[BEGIN MATERIAL]

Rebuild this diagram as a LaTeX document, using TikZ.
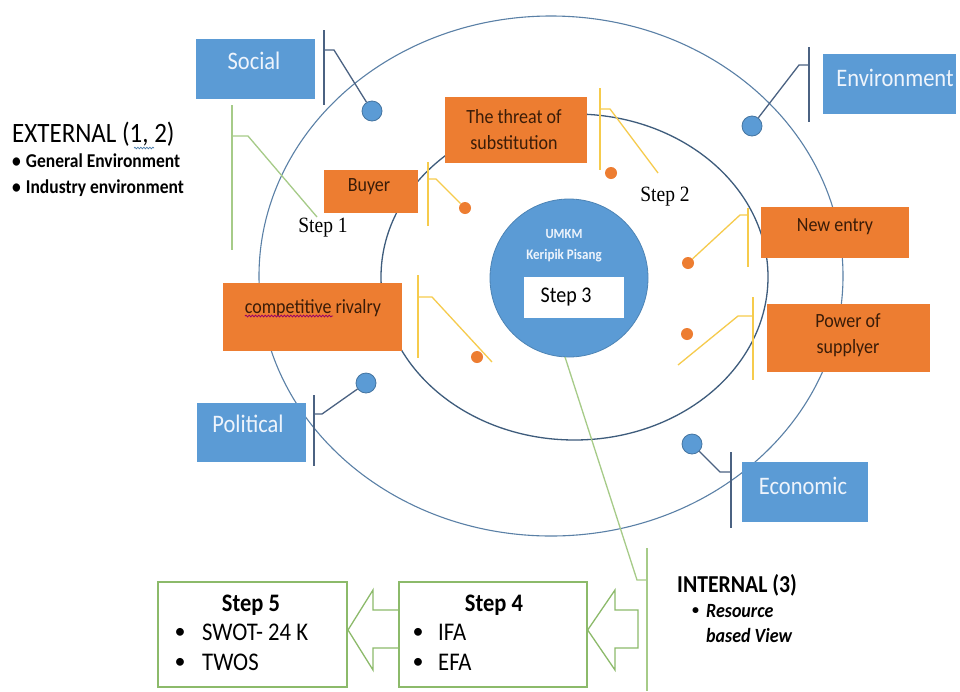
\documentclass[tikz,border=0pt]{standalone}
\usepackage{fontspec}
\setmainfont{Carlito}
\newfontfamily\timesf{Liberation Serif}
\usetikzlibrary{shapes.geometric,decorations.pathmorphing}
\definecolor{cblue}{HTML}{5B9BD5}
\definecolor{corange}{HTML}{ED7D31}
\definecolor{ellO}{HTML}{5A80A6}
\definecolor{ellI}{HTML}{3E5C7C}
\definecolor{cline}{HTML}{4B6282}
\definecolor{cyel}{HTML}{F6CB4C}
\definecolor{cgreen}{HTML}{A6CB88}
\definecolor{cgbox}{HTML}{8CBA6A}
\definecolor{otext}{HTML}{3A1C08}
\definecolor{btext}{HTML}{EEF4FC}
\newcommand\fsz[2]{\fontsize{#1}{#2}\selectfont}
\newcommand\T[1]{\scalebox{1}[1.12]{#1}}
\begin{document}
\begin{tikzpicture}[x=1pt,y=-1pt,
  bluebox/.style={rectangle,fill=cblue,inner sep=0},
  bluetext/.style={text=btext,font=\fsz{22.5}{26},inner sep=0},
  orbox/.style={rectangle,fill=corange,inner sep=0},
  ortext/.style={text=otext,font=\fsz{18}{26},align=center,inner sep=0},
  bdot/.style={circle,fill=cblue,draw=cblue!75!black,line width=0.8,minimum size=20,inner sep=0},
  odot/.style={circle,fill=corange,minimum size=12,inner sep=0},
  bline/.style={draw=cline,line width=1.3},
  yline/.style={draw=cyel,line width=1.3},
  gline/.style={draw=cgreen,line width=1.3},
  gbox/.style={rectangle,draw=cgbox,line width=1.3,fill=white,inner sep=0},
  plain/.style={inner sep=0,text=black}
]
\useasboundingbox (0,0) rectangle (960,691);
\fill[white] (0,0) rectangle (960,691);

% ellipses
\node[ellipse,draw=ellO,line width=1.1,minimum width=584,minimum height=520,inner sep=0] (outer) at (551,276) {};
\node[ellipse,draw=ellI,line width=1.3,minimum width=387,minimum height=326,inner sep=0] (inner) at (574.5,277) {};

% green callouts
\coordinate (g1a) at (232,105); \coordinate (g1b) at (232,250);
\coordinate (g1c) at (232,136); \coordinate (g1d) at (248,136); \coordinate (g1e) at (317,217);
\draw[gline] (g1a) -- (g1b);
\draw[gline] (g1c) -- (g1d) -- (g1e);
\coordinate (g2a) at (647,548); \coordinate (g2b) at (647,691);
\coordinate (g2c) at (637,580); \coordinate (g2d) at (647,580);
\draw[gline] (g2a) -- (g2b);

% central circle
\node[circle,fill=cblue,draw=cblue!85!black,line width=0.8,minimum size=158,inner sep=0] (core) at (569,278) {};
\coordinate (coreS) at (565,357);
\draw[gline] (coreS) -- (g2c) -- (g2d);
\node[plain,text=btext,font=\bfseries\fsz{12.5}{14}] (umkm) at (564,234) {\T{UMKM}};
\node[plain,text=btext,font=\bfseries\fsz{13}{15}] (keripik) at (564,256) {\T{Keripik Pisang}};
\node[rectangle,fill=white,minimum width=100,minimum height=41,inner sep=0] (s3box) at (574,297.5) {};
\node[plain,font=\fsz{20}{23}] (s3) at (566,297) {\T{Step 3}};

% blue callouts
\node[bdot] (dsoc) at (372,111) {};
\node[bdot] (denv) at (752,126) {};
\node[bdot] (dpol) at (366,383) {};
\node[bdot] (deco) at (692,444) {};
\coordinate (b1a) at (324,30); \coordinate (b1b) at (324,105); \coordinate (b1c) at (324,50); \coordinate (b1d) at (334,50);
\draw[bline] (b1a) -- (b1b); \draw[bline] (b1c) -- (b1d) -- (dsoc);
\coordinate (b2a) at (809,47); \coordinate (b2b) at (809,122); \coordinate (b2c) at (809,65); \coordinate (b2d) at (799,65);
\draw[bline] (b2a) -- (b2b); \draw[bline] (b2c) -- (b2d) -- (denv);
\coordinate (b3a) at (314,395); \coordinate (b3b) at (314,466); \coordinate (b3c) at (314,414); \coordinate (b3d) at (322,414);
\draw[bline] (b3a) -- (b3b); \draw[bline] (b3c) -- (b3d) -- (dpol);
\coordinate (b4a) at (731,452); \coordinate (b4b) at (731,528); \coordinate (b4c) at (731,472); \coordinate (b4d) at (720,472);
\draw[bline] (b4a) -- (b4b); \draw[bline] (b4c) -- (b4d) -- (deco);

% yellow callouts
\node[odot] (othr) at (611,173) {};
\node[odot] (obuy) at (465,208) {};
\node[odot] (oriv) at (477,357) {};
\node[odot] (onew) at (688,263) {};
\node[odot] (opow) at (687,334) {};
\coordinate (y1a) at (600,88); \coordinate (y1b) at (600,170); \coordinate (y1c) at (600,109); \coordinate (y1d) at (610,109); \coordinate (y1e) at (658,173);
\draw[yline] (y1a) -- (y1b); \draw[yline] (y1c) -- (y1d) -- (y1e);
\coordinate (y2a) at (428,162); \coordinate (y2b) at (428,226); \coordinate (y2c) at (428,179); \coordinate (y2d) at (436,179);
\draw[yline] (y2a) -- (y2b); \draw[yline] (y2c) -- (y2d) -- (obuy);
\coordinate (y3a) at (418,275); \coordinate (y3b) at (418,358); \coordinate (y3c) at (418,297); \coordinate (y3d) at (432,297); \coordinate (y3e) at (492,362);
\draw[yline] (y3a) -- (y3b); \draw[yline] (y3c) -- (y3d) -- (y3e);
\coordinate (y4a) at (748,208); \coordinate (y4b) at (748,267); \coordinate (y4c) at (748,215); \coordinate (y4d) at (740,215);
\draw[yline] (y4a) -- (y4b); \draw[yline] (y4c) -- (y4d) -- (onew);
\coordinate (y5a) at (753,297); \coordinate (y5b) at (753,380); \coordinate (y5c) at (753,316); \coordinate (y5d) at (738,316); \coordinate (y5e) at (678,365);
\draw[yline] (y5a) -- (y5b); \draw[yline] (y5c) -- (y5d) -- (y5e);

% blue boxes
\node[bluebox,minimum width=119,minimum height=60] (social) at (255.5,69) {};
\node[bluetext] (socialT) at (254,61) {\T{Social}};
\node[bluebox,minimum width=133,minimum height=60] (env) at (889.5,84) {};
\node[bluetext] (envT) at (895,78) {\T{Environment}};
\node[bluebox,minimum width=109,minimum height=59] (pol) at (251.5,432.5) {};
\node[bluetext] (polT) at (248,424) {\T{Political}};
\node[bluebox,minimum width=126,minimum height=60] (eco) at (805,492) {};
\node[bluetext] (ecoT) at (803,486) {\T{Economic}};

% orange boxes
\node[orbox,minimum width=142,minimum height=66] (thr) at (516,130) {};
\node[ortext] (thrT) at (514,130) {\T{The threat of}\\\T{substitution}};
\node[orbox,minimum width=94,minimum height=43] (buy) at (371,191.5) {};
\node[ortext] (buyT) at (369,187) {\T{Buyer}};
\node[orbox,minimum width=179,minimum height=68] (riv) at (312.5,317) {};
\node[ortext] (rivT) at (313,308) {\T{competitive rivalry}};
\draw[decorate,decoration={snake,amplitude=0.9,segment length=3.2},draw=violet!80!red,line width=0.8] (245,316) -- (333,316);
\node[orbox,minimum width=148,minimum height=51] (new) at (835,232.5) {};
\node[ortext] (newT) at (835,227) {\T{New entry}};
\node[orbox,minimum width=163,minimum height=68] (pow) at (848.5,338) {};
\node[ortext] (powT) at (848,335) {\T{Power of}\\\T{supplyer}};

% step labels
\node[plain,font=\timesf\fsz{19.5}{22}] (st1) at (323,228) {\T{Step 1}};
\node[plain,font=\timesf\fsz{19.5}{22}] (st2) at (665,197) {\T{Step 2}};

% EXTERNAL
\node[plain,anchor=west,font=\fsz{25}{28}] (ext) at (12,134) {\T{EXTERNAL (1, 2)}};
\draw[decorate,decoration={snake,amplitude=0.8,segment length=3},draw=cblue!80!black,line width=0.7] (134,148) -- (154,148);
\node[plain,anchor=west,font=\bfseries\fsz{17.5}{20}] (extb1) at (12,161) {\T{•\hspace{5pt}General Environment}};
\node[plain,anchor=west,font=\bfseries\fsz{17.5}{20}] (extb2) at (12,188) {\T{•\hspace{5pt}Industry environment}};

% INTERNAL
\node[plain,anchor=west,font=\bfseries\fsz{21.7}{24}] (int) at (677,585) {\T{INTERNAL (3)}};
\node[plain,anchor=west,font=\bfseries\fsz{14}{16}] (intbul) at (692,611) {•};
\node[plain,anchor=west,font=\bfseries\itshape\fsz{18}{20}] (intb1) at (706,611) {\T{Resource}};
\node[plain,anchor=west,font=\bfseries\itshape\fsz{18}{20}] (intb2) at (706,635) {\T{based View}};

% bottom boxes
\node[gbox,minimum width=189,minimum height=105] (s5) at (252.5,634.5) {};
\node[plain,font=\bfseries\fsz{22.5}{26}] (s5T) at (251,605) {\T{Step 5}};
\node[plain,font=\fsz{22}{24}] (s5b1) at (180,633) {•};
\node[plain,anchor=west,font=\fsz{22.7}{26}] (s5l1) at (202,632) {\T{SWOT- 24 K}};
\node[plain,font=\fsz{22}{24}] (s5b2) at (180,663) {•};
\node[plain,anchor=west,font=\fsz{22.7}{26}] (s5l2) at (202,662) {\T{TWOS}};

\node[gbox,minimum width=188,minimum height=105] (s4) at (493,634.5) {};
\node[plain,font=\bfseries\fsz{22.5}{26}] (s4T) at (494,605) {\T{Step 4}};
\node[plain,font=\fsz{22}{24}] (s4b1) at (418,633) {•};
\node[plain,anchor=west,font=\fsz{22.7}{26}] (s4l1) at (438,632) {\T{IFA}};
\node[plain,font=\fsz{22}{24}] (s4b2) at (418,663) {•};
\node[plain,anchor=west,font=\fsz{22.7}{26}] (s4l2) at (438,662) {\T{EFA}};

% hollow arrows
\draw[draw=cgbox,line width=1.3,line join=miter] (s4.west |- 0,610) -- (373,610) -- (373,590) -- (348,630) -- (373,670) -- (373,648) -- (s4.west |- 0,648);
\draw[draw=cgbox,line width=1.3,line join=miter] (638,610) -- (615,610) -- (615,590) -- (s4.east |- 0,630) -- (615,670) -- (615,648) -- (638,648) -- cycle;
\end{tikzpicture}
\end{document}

[END MATERIAL]

* WORK TO BE COMPLETED
Omit the pictures, then repeat exactly each line from the beginning of the listing through the line with "width=1.3,minimum width=387,minimum height=326,inner".

* THE OUTPUT
Rebuild this diagram as a LaTeX document, using TikZ.
\documentclass[tikz,border=0pt]{standalone}
\usepackage{fontspec}
\setmainfont{Carlito}
\newfontfamily\timesf{Liberation Serif}
\usetikzlibrary{shapes.geometric,decorations.pathmorphing}
\definecolor{cblue}{HTML}{5B9BD5}
\definecolor{corange}{HTML}{ED7D31}
\definecolor{ellO}{HTML}{5A80A6}
\definecolor{ellI}{HTML}{3E5C7C}
\definecolor{cline}{HTML}{4B6282}
\definecolor{cyel}{HTML}{F6CB4C}
\definecolor{cgreen}{HTML}{A6CB88}
\definecolor{cgbox}{HTML}{8CBA6A}
\definecolor{otext}{HTML}{3A1C08}
\definecolor{btext}{HTML}{EEF4FC}
\newcommand\fsz[2]{\fontsize{#1}{#2}\selectfont}
\newcommand\T[1]{\scalebox{1}[1.12]{#1}}
\begin{document}
\begin{tikzpicture}[x=1pt,y=-1pt,
  bluebox/.style={rectangle,fill=cblue,inner sep=0},
  bluetext/.style={text=btext,font=\fsz{22.5}{26},inner sep=0},
  orbox/.style={rectangle,fill=corange,inner sep=0},
  ortext/.style={text=otext,font=\fsz{18}{26},align=center,inner sep=0},
  bdot/.style={circle,fill=cblue,draw=cblue!75!black,line width=0.8,minimum size=20,inner sep=0},
  odot/.style={circle,fill=corange,minimum size=12,inner sep=0},
  bline/.style={draw=cline,line width=1.3},
  yline/.style={draw=cyel,line width=1.3},
  gline/.style={draw=cgreen,line width=1.3},
  gbox/.style={rectangle,draw=cgbox,line width=1.3,fill=white,inner sep=0},
  plain/.style={inner sep=0,text=black}
]
\useasboundingbox (0,0) rectangle (960,691);
\fill[white] (0,0) rectangle (960,691);

% ellipses
\node[ellipse,draw=ellO,line width=1.1,minimum width=584,minimum height=520,inner sep=0] (outer) at (551,276) {};
\node[ellipse,draw=ellI,line width=1.3,minimum width=387,minimum height=326,inner sep=0] (inner) at (574.5,277) {};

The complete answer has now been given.